Lee Miller na banheira
Uma mulher lavando-se numa banheira de uma casa qualquer – nada há de extraordinário na cena que a foto retrata.
É nos pormenores cuidadosamente escolhidos pelo fotógrafo David E. Scherman que percebemos o que a torna intrigante: o retrato de Hitler atrás da modelo, a escultura clássica à frente, as botas da tropa que deixaram manchas de lama no tapete, o uniforme lançado para a cadeira: o mundo de onde veio Lee Miller, a mulher na banheira, está demasiado sujo.
Nada nestes elementos faria da foto um clássico, mas a casa onde Lee Miller e David E. Scherman se encontram é a de Adolf Hitler: aquela é a sua casa de banho, a sua banheira, o seu tapete que um dia foi imaculadamente branco.
A foto foi tirada a 30 de abril de 1945, mas por esta época já era longo e sinuoso o percurso de Lee Miller, que tinha 38 anos quando entrou na banheira do ditador nazi.
Começara a sua carreira como modelo em Nova Iorque, aos 19 anos, mas no final da década de 20 mudara-se para Paris, iniciando uma carreira ainda mais promissora como fotógrafa de moda. Em 1932, regressou a Nova Iorque. Dois anos depois, abandonou uma carreira de sucesso como fotógrafa para casar com um homem de negócios egípcio. Em 1937, cansada de uma vida monótona no Cairo, deixou o marido e regressou a Paris, onde conheceu o segundo homem da sua vida, o pintor surrealista britânico Roland Penrose.

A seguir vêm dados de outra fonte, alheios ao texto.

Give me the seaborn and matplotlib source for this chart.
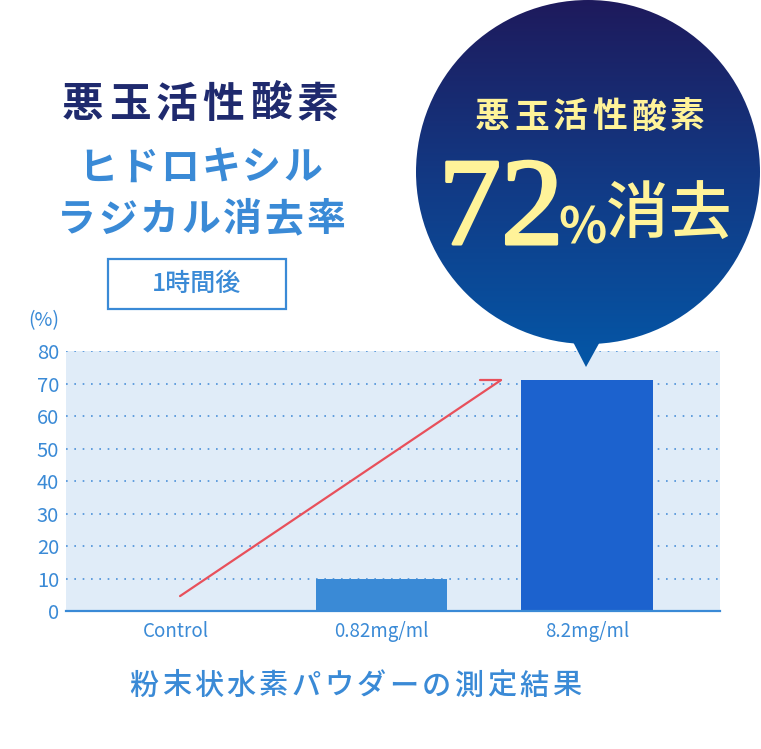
import matplotlib
matplotlib.use("Agg")
import matplotlib.pyplot as plt
import matplotlib.patheffects as pe
from matplotlib.colors import LinearSegmentedColormap
from matplotlib.patches import Circle, Polygon, Rectangle
import numpy as np
import pandas as pd
import seaborn as sns

# データ
categories = ["Control", "0.82mg/ml", "8.2mg/ml"]
values = [0, 10, 71]
bar_colors = ["#3a8ad6", "#3a8ad6", "#1c62ce"]
y_ticks = [0, 10, 20, 30, 40, 50, 60, 70, 80]

title_main = "悪玉活性酸素"
title_sub1 = "ヒドロキシル"
title_sub2 = "ラジカル消去率"
time_label = "1時間後"
caption = "粉末状水素パウダーの測定結果"
bubble_head = "悪玉活性酸素"
bubble_num = "72"
bubble_pct = "%"
bubble_tail = "消去"

BLUE = "#3a8ad6"
NAVY = "#1f2a6e"
YELLOW = "#fff399"

sns.set_theme(style="white")
plt.rcParams["font.family"] = ["Noto Sans CJK JP", "DejaVu Sans"]

df = pd.DataFrame({"cat": categories, "val": values})

fig = plt.figure(figsize=(7.61, 7.49), dpi=100)
ax = fig.add_axes([0.0867, 0.1842, 0.8594, 0.3471])

# 棒グラフ
sns.barplot(data=df, x="cat", y="val", hue="cat", palette=bar_colors,
            legend=False, width=0.64, saturation=1, linewidth=0, ax=ax, zorder=2)

ax.set_facecolor("#e0ecf8")
ax.set_ylim(0, 80)
ax.set_xlim(-0.535, 2.647)
ax.set_yticks(y_ticks)
ax.set_xlabel("")
ax.set_ylabel("")
ax.yaxis.grid(True, linestyle=(0, (1, 4)), color="#4a90d9", linewidth=1.2, zorder=1)
ax.set_axisbelow(True)
for s in ["top", "left", "right"]:
    ax.spines[s].set_visible(False)
ax.spines["bottom"].set_color(BLUE)
ax.spines["bottom"].set_linewidth(1.6)
ax.spines["bottom"].set_zorder(3)
ax.tick_params(axis="both", length=0, colors=BLUE)
ax.tick_params(axis="y", labelsize=14.5, pad=5)
ax.tick_params(axis="x", labelsize=13.5, pad=7)

# 赤い矢印
tip_x = len(values) - 1 - 0.32 - 0.1
tip_y = values[-1]
ax.plot([0.02, tip_x], [4.6, tip_y], color="#e8505b", lw=1.6, zorder=4,
        solid_capstyle="round")
ax.plot([tip_x - 0.1, tip_x], [tip_y, tip_y], color="#e8505b", lw=1.6, zorder=4,
        solid_capstyle="round")

# 上に重ねる装飾用の軸 (ピクセル座標)
ov = fig.add_axes([0, 0, 1, 1], zorder=5)
ov.patch.set_visible(False)
ov.axis("off")


def spaced(s, cx, cy, pitch, **kw):
    x0 = cx - pitch * (len(s) - 1) / 2
    for i, ch in enumerate(s):
        ov.text(x0 + i * pitch, cy, ch, ha="center", va="center", **kw)


# 左側のタイトル
spaced(title_main, 200, 105, 47, fontsize=30, color=NAVY, fontweight="bold")
spaced(title_sub1, 200, 168, 41, fontsize=28, color=BLUE, fontweight="bold")
spaced(title_sub2, 201, 220, 41.5, fontsize=28, color=BLUE, fontweight="bold")

ov.add_patch(Rectangle((108, 259), 178, 50, fill=False, edgecolor=BLUE, lw=1.6))
ov.text(197, 284, time_label, ha="center", va="center", fontsize=18,
        color=BLUE, fontweight="medium")

ov.text(44, 321, "(%)", ha="center", va="center", fontsize=14, color=BLUE)

spaced(caption, 355, 686, 32.5, fontsize=21, color=BLUE, fontweight="medium")

# 吹き出し (グラデーション)
cmap = LinearSegmentedColormap.from_list("bub", ["#1e1a5c", "#123a85", "#0457a7"])
grad = np.linspace(0, 1, 256).reshape(-1, 1)
circ = Circle((588, 172), 172, transform=ov.transData, facecolor="none", edgecolor="none")
tri = Polygon([(571, 338), (602, 338), (586, 367)], closed=True,
              transform=ov.transData, facecolor="none", edgecolor="none")
ov.add_patch(circ)
ov.add_patch(tri)
for clip in (circ, tri):
    im = ov.imshow(grad, cmap=cmap, extent=(416, 760, 367, 0), origin="upper",
                   aspect="auto", interpolation="bilinear")
    im.set_clip_path(clip)

spaced(bubble_head, 590, 117, 39, fontsize=25, color=YELLOW, fontweight="bold")
ov.text(501, 244, bubble_num, ha="center", va="baseline", fontsize=90,
        color=YELLOW, family=["Liberation Serif", "DejaVu Serif"],
        path_effects=[pe.withStroke(linewidth=2.2, foreground=YELLOW)])
ov.text(583, 243, bubble_pct, ha="center", va="baseline", fontsize=36,
        color=YELLOW, fontweight="bold")
spaced(bubble_tail, 669, 216, 63, fontsize=45, color=YELLOW, fontweight="medium")

ov.set_xlim(0, 761)
ov.set_ylim(749, 0)

fig.savefig("out.png", dpi=100)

A guerra alcançou-a em Londres, quando a partir de meados de agosto de 1940 se iniciou a Batalha de Inglaterra – uma gigantesca ofensiva aérea alemã destinada a arrasar as principais cidades ingleses e a moral das populações. Ignorando os pedidos de amigos e familiares para regressar de imediato aos EUA, Miller decidiu tornar-se correspondente de guerra para a Vogue. Os seus primeiros trabalhos documentam os bombardeamentos alemães.
Em 1942, um mês depois do Dia D, já se encontrava em França. Fotografou a libertação de Paris e os horrores dos campos de concentração em Buchenwald e Dachau. Foi depois de Dachau que ela e o fotógrafo David E. Scherman partiram para Munique, a cidade onde Hitler vivera desde a década de 20, «o berço do terror» cuja queda ambos ansiavam por fotografar.
Quando lá chegaram, já a cidade caíra às mãos da 45ª Divisão do exército dos Estados Unidos. Sabiam a morada da casa de Hitler e para lá se dirigiram. Depois de comprar o edifício em 1935, o chanceler transformara a cave num abrigo contra bombas e o rés-do-chão e primeiro andar em aquartelamentos para os guardas, fixando-se no último piso.
Miller e o colega, que por esta altura se tornara seu amante, entraram nos aposentos de Hitler, observando quadros «de arte medíocre», armários «com as iniciais A.H.» e uma mesa de reuniões onde o ditador se sentara, planeando com os seus capangas nazis a implementação da Solução Final». Passaram horas naquela casa, desfrutando dos confortos modernos: a água corria quente nas torneiras, a eletricidade ainda funcionava.
Pela primeira vez em muito tempo, podiam tomar banho como pessoas normais. E a ideia da foto tomou forma, com Miller afirmando mais tarde que usara a banheira de Hitler para «limpar o pó que trouxera do campo de concentração de Dachau».
A encenação de fotos não era atividade estranha à dupla de fotógrafos, que horas antes convencera um soldado a deitar-se na cama de Hitler, fingindo que estava a ler um exemplar da famosa auto-biografia política e ideológica do ditador, Mein Kampf.
O retrato, a estátua, as botas, o uniforme, tudo foi cuidadosamente colocado como se estivessem a preparar uma foto para uma revista de decoração. E Miller ficou colocada entre dois extremos, o monstruoso Hitler e a beleza clássica de uma obra de arte, a mão tocando no ombro com toda a leveza do mundo, o rosto mostrando uma expressão ambígua, quase indecifrável.
Dachau também tinha os seus próprios «banheiros», recordava-se Miller, aquele em que as vítimas eram forçadas a despir-se, julgando que iriam tomar banho, para depois morrerem gaseadas. E depois, para tornar a ocasião (e a foto) ainda mais memorável, pouco antes da meia-noite receberam a notícia de que Hitler, refugiado no bunker de uma Berlim em ruínas, se suicidara para evitar ser capturado pelos soldados soviéticos. Um mundo temporariamente mais limpo.